--- Data block ---
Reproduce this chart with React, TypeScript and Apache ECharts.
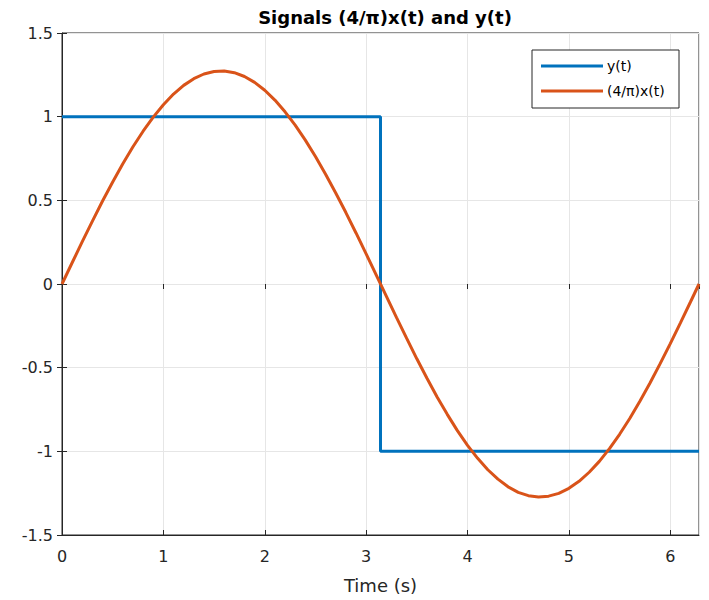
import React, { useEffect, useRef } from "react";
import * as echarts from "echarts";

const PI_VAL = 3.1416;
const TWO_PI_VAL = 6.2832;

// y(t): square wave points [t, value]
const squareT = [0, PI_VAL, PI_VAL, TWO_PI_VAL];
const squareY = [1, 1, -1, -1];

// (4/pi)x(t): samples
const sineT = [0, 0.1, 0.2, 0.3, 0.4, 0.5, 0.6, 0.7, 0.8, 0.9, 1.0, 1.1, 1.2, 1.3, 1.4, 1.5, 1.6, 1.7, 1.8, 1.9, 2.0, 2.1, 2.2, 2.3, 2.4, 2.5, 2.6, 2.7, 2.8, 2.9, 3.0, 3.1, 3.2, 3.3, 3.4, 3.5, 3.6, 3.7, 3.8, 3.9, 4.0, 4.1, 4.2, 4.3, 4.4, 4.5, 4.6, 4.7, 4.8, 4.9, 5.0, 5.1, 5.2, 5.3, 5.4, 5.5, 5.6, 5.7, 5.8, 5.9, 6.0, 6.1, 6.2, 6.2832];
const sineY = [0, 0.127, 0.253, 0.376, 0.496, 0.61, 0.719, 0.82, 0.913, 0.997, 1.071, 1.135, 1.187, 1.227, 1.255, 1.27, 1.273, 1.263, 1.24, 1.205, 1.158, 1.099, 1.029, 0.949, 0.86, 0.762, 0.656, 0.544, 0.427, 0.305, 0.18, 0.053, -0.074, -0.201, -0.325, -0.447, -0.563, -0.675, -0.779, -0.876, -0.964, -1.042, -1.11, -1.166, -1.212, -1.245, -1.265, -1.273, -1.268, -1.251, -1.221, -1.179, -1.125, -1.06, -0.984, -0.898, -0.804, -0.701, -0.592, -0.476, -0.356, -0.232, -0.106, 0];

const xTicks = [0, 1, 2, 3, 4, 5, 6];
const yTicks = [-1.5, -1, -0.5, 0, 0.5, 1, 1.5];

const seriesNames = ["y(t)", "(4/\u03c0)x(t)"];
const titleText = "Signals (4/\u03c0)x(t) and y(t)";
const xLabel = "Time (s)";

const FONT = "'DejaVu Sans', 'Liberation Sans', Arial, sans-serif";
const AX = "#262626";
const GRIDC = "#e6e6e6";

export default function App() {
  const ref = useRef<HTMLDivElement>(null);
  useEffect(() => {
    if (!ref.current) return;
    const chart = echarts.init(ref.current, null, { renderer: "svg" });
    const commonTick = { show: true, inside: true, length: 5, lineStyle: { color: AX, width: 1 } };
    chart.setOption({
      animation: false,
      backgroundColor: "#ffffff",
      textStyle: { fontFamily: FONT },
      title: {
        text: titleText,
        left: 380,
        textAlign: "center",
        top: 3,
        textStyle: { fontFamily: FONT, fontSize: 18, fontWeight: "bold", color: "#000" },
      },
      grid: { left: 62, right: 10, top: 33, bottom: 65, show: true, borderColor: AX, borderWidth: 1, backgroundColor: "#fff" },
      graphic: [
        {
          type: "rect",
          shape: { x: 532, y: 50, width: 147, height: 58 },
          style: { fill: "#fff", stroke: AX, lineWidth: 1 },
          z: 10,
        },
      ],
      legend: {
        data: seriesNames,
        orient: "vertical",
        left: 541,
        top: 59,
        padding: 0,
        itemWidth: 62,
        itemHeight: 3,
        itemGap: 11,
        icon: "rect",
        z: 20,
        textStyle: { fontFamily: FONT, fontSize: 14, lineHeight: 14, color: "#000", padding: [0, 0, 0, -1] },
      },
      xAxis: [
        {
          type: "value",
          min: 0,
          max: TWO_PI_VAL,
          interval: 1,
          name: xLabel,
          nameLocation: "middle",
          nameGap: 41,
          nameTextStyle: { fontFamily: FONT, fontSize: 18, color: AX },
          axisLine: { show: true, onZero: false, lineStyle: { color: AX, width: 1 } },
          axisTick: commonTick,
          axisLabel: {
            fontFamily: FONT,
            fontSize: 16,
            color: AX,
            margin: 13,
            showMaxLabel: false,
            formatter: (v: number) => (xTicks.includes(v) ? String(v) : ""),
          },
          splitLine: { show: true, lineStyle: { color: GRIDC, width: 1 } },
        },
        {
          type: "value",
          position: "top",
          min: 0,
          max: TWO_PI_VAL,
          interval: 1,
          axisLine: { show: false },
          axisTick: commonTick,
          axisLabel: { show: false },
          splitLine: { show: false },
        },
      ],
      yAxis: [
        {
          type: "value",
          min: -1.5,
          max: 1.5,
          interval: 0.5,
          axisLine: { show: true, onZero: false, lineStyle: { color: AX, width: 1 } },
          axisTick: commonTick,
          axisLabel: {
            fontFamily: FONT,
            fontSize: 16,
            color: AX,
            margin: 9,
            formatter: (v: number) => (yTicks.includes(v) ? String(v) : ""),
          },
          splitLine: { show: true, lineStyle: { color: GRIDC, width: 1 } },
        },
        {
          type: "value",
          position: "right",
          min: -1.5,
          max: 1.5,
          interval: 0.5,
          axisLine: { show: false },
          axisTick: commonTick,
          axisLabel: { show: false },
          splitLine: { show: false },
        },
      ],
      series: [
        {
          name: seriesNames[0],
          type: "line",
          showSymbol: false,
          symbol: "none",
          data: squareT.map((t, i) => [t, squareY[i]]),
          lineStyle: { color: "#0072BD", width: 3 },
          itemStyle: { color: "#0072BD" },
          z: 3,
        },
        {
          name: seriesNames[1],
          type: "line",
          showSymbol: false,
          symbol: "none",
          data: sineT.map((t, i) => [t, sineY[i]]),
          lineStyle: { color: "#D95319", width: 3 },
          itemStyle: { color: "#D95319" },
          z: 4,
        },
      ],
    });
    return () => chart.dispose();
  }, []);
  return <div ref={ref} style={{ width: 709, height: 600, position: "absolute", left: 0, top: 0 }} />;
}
---
Objective:
Starting at the top of the listing above, please restate word for word each line up to and including the one that holds "const TWO_PI_VAL = 6.2832;", omitting every image.

Answer below:
Reproduce this chart with React, TypeScript and Apache ECharts.
import React, { useEffect, useRef } from "react";
import * as echarts from "echarts";

const PI_VAL = 3.1416;
const TWO_PI_VAL = 6.2832;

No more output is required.